ByConity's self-developed optimizer provides extreme optimization capabilities based on four major optimization directions:
- RBO: rule-based optimization capabilities. Support: column clipping, partition clipping, expression simplification, subquery disassociation, predicate push-down, redundant operator elimination, outer-JOIN to INNER-JOIN, operator push-down storage, distributed operator splitting and other common heuristic optimization capabilities.
- CBO : Cost-based optimization capabilities. Support: Join Reorder, Outer-Join Reorder, Join/Agg Reorder, CTE, Materialized View, Dynamic Filter Push-Down, Magic Set and other cost-based optimization capabilities. And integrates Property Enforcement for distributed plans.
- DBO: Optimization capabilities based on data dependencies. Support: unique key, functional dependency, Order dependency, Inclusion dependency and other optimization capabilities based on data dependencies.
- HBO: Optimization ability based on query feedback. Support: dynamic adjustment of cardinality estimation, dynamic adjustment of parallelism, dynamic adjustment of Operating Plan and other optimization capabilities based on historical execution feedback.
Virtual Warehouse
Virtual Warehouse (VW for short) is a virtual organization of computing resources. Computing resources can be divided into multiple virtual clusters on demand to provide physical resource isolation between different tenants. Each virtual cluster contains 0 to more computing nodes, and performs dynamic volume expansion and contraction according to actual resource requirements.
There are two ways to calculate volume expansion and contraction:
- One is vertical expansion, that is, adjusting the number of CPU cores and memory size of the computing group.
- The other is horizontal expansion, increase or decrease the number of computing groups, improve system concurrency.
In the architecture of storage-computing separation, computing resources and storage resources are decoupled and stateless. The volume expansion and contraction process does not need to migrate and balance data. This enables fast elastic volume expansion and contraction can be achieved.
Computing nodes are mainly responsible for computing tasks, which can be data writing, user queries, or some background tasks. Under the storage-computing separation architecture of ByConity, user queries can realize read and write separation to reduce mutual interference between read and write jobs. User queries and background tasks can share the same computing node to improve utilization, or independent computing nodes can be used to ensure strict resource isolation. Users can build multiple computing groups according to the characteristics, priorities and business categories of computing tasks, and set different resource elasticity strategies to improve computing efficiency and reduce costs.
Virtual File System (VFS)
ByConity uses cloud storage services such as HDFS or S3 as the data storage layer to store actual data, indexes, etc.
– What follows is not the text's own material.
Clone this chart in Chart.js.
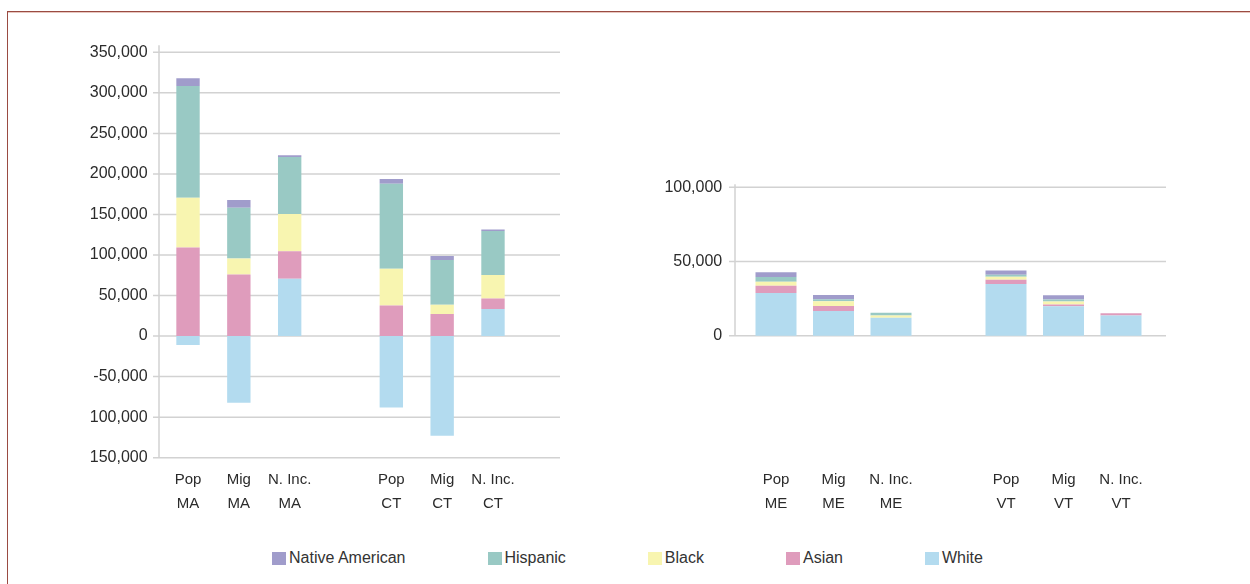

The data files of the data table are stored in the remote unified distributed storage system, which is separated from the computing nodes. The underlying storage system may correspond to different types of distributed systems. Such as HDFS, Amazon S3, Google cloud storage, Azure blob storage, Alibaba Cloud object storage , etc.
Different distributed storage systems have many different functions and different performance, which will affect the design and implementation of functions. For example, HDFS does not support file update; S3 object move operation requires reoperation to copy data, etc. ByConity provides a unified abstract file system interface to the computing layer through the service of storage. The storage layer adopts S3 or HDFS to be transparent to the computing layer; the computing layer can support ByConity's own computing engine, and can easily connect to other computing engines in the future, such as Presto, Spark, etc.
Columnar Storage
Similar to mainstream analytical data, ByConity adopts a columnar storage format to reduce unnecessary data IO to improve query performance, and efficiently compress data to reduce storage costs. In addition, for continuously stored columnar data, ByConity further improves query performance through vectorized execution technology.
Main process
Query execution
- Users submit Select Query to the service node.
- Obtain the required Metadata information from the Metadata service, perform Parsing, Planning, Optimising on Query, and generate Operating Plan.
- The service node schedules the Operating Plan according to the available computing resources and sends tasks to the computing node.
- The computing node receives the Query subquery.
- Query obtains data from the virtual file system (VFS), executes it on the computing node according to the Query's Operating Plan, and sends back the calculation results to the service node for summary.
Data write
- The user submits a Write Query to the service node.
- The service node selects the appropriate write node to execute the write request according to the scheduling policy.
- The write node performs the write, writes the data to the local disk and dumps it to the cloud storage side.
- Submit part Metadata to the Catalog Service, submit the transaction, and the write is completed.
Calculate group volume expansion and contraction
The Resource Manager is responsible for unified management and scheduling of computing resources. It can collect performance data and resource usage of each computing group, dynamically allocate resources for read and write tasks and background tasks, and perform volume expansion and contraction to improve resources. The components of ByConity have been containerized, and it is very convenient to perform volume expansion and contraction on the specified computing group by adjusting the number of replicas of kubernets. In addition, dynamic volume expansion and contraction can be achieved by setting the volume expansion and contraction threshold of kubernets in combination with calculating group resource usage.